For the first time in Oregon, voters in Benton County used ranked-choice voting to select their preferred candidates in this year’s general election.
Through ranked-choice voting, or RCV, voters can rank candidates in order of preference instead of voting for a single candidate. Their preferred candidate is their first choice, their back-up candidate is their second choice, and so on. If a candidate wins a majority with more than 50% of the first-choice votes in an election, that candidate wins and is elected. If no candidate has a majority, then the election is sent into an instant runoff: the candidate with the fewest first-choice votes is eliminated, and their supporters' votes go toward their second choice.
Benton County voters approved ranked-choice voting for county races back in 2016. Now, proponents for the voting system want to expand it statewide in upcoming elections.
Blair Bobier is the secretary of Oregon Ranked Choice Voting Advocates, and co-petitioned the initial ballot measure that approved ranked-choice voting for Benton County in 2016. Bobier told “Think Out Loud” host Dave Miller that ranked-choice voting promotes a healthier democracy.
“It gives voters more power. You get to vote honestly, it gives you more choices. You don’t have to worry about voting for the lesser of two evils, there’s no ‘spoiler’ candidates, there’s no wasted votes,” Bobier said.
Bobier said that through RCV, people could vote for candidates that align with their values, as opposed to voting strategically on a single candidate who they think has a better chance of winning an election.
“You can look at races around Oregon — some that just happened — where candidates won with way under 50% of the vote. And in most cases, the majority of voters voting for losing candidates. That’s not what democracy is about.”
Bobier claims that ranked-choice voting also promotes civility among candidates.
“You might need someone’s second choice votes if you’re a candidate. In a ranked-choice voting election, you would stress commonalities,” Bobier said.
“'This is where your favorite candidate and I agree on the issues. So if you’re not going to give me your first choice, I’d like to be your second choice candidate.'”
Samantha Gladu is the executive director for Next Up and the Next Up Action Fund, a nonprofit that focuses on amplifying the voices and leadership of diverse, young people in Oregon. Gladu told “Think Out Loud” that the system also promotes more diversity among candidates, as well as a more diverse electorate.

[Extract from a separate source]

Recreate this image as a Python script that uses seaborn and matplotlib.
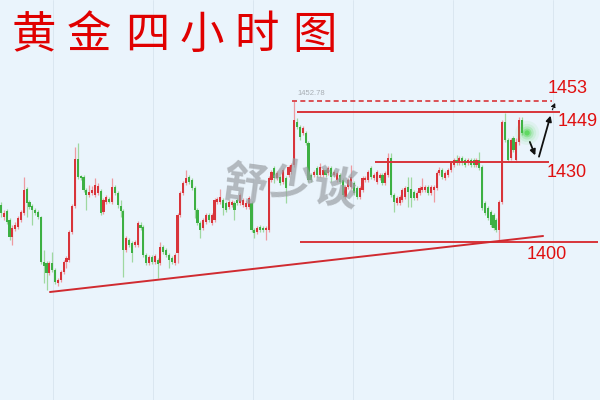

“It’s a simple, fair and easy way to help bring more voices into our elections and greater diversity into government,” Gladu said.
“I feel like if we had ranked-choice voting in Portland, where there are so many candidates who run for council and for mayor every single election, we would have Portlanders really authentically voting their values, and voting for the vision that they want to see without worrying that it would necessarily result in a less-favored candidate being elected.”

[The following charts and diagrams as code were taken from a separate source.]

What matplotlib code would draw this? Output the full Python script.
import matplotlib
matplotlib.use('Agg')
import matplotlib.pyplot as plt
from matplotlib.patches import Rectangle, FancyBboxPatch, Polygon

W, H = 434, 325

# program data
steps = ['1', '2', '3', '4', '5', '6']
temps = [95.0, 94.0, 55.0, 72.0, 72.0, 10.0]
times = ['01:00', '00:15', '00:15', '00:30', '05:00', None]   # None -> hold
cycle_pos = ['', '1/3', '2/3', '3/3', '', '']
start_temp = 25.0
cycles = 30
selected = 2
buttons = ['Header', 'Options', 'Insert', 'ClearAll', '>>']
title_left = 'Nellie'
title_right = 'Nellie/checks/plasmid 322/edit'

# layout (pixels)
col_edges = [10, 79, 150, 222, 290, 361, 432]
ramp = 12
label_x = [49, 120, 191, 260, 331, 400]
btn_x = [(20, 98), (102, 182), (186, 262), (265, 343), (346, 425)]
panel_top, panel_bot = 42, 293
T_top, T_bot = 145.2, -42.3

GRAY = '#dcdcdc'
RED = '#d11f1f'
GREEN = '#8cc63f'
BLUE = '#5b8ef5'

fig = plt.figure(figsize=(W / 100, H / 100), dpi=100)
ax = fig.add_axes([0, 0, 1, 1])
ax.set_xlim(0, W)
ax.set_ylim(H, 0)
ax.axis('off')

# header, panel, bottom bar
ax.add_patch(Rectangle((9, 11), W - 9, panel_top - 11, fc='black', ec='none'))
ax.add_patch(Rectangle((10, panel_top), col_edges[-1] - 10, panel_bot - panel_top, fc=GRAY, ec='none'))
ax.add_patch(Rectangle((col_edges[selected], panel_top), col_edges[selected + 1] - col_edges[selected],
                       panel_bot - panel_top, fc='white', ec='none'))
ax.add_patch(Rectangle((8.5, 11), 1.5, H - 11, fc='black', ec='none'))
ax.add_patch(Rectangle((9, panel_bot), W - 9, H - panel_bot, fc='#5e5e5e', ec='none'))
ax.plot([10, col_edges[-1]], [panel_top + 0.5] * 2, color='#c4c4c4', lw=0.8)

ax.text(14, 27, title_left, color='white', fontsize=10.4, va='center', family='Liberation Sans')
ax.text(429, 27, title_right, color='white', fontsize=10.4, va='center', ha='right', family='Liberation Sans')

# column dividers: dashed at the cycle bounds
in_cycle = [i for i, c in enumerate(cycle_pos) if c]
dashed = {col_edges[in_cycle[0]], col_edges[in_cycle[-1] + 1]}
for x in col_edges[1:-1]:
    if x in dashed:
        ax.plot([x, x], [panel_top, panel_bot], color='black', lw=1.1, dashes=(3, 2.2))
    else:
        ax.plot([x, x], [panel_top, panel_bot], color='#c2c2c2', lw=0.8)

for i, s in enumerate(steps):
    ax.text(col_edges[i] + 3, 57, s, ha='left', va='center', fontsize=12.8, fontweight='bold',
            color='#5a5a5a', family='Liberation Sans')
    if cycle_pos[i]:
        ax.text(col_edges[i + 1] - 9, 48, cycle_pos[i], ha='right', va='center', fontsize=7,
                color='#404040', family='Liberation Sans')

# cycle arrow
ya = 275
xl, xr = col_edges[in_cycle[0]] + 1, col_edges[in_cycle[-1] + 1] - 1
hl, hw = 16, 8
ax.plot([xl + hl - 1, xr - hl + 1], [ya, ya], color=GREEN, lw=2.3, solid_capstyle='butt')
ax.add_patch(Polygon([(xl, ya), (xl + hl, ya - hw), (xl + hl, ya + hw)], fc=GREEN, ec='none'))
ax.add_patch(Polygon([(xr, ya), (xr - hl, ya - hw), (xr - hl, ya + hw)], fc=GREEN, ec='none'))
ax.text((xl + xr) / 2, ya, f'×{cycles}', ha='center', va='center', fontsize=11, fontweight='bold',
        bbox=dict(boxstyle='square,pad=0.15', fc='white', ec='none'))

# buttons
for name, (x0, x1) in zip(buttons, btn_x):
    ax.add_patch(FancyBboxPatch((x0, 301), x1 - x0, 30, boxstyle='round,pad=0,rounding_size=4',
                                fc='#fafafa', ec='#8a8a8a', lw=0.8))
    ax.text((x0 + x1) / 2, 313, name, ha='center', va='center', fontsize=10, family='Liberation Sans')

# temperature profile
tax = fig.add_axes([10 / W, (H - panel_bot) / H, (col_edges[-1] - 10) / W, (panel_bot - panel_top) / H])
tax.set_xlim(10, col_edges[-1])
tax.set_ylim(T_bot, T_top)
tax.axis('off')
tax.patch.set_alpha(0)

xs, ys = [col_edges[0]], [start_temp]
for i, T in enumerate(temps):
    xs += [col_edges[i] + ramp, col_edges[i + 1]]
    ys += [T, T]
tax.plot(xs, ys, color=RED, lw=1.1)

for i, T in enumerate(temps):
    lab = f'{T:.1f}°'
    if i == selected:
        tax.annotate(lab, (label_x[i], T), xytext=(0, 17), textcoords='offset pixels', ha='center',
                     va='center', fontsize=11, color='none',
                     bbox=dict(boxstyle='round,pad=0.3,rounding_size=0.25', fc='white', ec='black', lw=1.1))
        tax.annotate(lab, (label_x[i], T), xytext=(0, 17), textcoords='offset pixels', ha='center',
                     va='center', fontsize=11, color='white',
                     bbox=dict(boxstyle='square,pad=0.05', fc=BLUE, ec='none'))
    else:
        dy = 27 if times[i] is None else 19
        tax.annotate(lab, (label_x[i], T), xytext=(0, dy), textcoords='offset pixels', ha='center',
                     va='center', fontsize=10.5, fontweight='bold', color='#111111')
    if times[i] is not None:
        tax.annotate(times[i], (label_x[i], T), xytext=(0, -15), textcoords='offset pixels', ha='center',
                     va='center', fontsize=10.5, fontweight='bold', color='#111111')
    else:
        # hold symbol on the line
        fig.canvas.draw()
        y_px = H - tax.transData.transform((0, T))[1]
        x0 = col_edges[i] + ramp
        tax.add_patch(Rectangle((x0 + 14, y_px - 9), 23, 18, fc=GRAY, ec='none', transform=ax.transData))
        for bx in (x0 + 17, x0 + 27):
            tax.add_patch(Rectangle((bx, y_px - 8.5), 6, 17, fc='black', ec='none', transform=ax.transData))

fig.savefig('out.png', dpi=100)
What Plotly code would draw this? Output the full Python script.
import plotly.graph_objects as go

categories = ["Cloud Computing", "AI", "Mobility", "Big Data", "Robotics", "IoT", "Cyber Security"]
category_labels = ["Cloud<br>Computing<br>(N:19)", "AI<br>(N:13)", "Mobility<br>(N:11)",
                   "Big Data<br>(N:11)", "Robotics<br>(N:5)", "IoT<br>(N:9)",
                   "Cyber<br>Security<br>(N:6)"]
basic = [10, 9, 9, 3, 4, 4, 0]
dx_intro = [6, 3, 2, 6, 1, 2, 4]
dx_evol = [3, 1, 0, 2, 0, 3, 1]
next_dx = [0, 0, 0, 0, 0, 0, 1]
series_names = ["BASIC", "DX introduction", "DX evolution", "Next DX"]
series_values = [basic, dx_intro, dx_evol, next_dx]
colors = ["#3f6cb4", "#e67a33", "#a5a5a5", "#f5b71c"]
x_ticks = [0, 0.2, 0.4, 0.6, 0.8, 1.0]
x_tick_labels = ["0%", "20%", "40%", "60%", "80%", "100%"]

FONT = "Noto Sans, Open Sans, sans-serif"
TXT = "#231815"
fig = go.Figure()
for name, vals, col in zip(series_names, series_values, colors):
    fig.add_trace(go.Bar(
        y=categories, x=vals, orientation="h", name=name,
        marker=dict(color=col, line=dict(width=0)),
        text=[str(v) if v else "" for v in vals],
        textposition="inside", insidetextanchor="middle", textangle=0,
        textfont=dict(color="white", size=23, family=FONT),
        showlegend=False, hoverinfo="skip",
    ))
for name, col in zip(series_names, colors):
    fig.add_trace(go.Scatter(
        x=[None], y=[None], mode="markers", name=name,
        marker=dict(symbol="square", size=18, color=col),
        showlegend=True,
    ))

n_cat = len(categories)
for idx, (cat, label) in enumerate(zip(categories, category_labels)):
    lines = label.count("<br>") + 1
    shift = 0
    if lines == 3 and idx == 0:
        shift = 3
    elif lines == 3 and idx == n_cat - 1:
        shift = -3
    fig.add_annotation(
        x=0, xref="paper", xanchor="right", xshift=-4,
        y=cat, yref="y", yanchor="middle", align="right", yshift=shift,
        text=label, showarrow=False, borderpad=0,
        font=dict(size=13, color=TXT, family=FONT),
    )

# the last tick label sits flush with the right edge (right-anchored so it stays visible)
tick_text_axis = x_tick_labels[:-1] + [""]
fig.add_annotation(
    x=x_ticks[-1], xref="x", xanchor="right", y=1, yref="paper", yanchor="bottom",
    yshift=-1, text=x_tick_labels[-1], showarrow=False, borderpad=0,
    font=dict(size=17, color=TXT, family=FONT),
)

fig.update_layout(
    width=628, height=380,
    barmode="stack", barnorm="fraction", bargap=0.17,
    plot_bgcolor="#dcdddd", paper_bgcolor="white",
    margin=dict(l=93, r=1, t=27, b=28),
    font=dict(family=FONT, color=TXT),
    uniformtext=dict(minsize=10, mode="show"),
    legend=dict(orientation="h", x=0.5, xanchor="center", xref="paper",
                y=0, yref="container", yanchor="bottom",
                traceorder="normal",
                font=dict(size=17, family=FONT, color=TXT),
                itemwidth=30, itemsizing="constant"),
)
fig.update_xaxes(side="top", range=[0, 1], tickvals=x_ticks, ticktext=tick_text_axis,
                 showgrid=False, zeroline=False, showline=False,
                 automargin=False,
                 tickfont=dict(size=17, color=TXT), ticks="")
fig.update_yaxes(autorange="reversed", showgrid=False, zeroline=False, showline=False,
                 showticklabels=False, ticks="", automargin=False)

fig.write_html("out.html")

Bobier is looking to introduce legislation with state Rep. Dan Rayfield in the 2021 legislative session to make ranked-choice voting a statewide effort. The goal is to enact RCV statewide ahead of the primary and general election in 2022. Bobier also hopes to push forward other pro-voter legislation, such as introducing RCV for overseas and military ballots.
Advocates of the new type of voting anticipate technical fixes to ensure Oregon’s voting machines can tabulate ranked-choice ballots accurately. Oregon’s voting systems have been pulled into the public eye already this week, with news that Secretary of State Bev Clarno fired elections director Steve Trout after he raised the alarm about technical problems and lack of funding.
While critics could argue that proponents of RCV typically lean left, the system itself is non-partisan.
“It’s really politically neutral. The idea is that the voters win, democracy wins,” Bobier said.
“If you live in a conservative area, you should be represented by someone who’s conservative and not have to worry about people splitting the vote. If you live in a more liberal area, you should be represented by someone who’s more liberal because that’s what voters want. So it’s really about just getting the consensus from the community and it’s completely ideologically neutral.”
The 2021 Oregon Legislative session begins January 19.